Weitere Uniaktivitäten
Ich habe ja bereits erwähnt, dass die spanischen Studierenden die kostenlosen, außercurricularen Angebote zum Sprachenlernen kaum nutzen, was echt schade ist. Der DAAD in Barcelona gibt echt viel Geld für tolle Angebote aus. Allerdings kann man auch noch an den Werbestrategien arbeiten. Die facebook-Seite des DAAD (Deutschlektorat Barcelona), welche wir Praktikanten betreuen und auf denen wir alle Events posten, wird kaum gesehen. Es gibt lediglich eine Handvoll „Facebook-Freunde“) und das Profilbild zeigt einen Leuchtturm, was man jetzt nicht unbedingt mit dem DAAD verbindet. Deshalb hoffen wir darauf, dass unsere Plakatausdrucke an den schwarzen Brettern Beachtung findet. Kontraproduktiv ist dabei, dass die Plakate wöchentlich entfernt werden und wir jede Woche die gleichen Plakate neu ausdrucken und aufhängen müssen. An der Uni fällt generell auf, dass man einige Organisationsstrukturen verbessern könnte. Beispielsweise müssen wir jede Woche die Sekretärinnen fragen, ob uns der Hausmeister die Aula zu unserem Tutorium aufschließen kann.
Aber zurück zu den tollen Angeboten des DAAD. Vor zwei Wochen fanden Impro-Theater-Workshops mit zwei Mitgliedern des Impro-Theaters „Artig“ aus Österreich statt. Vormittags für die Studierenden, nachmittags für Lehrende. Es hat viel Spaß gemacht, selbst alles auszuprobieren. Ich habe viele Anregungen erhalten, wie man Improvisation vielfältig im Fremdsprachenunterricht einsetzen kann und habe direkt eine Übung in meinem Kurs ausprobiert.

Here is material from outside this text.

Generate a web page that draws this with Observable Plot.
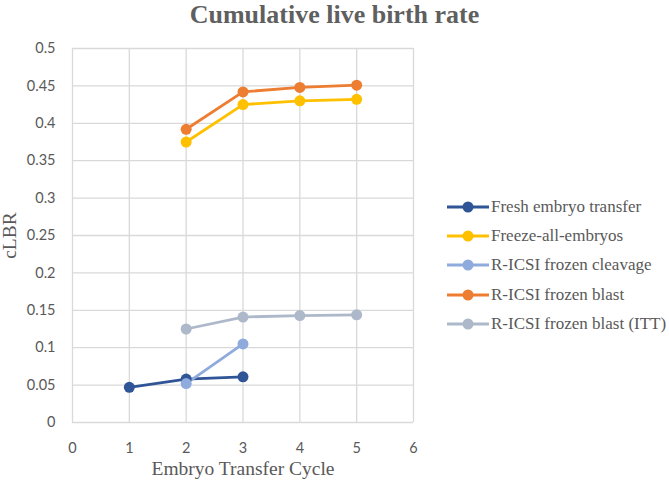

Letzte Woche kam der österreichische Filmressigeur Arman Riahi an die Uni und zeigte seinen neuen Film „Die Migrantigen“ auf Deutsch mit spanischen Untertiteln. Danach gab es eine Diskussion. Im Dezember wird es außerdem ein Workshop-Wochenende mit dem Filmemacher Stefan Bohun geben, bei dem es um das Erstellen eigener Kurzfilme geht. Außerdem wurde der deutsche Politikwissenschaftler Wolfgang Kraushaar eingeladen, um einen Vortrag über die 68er-Bewegung international zu halten. Und das alles kostenlos! Ich hoffe, dass ich wenigstens meine Schüler dazu motivieren kann, die Angebote wahrzunehmen.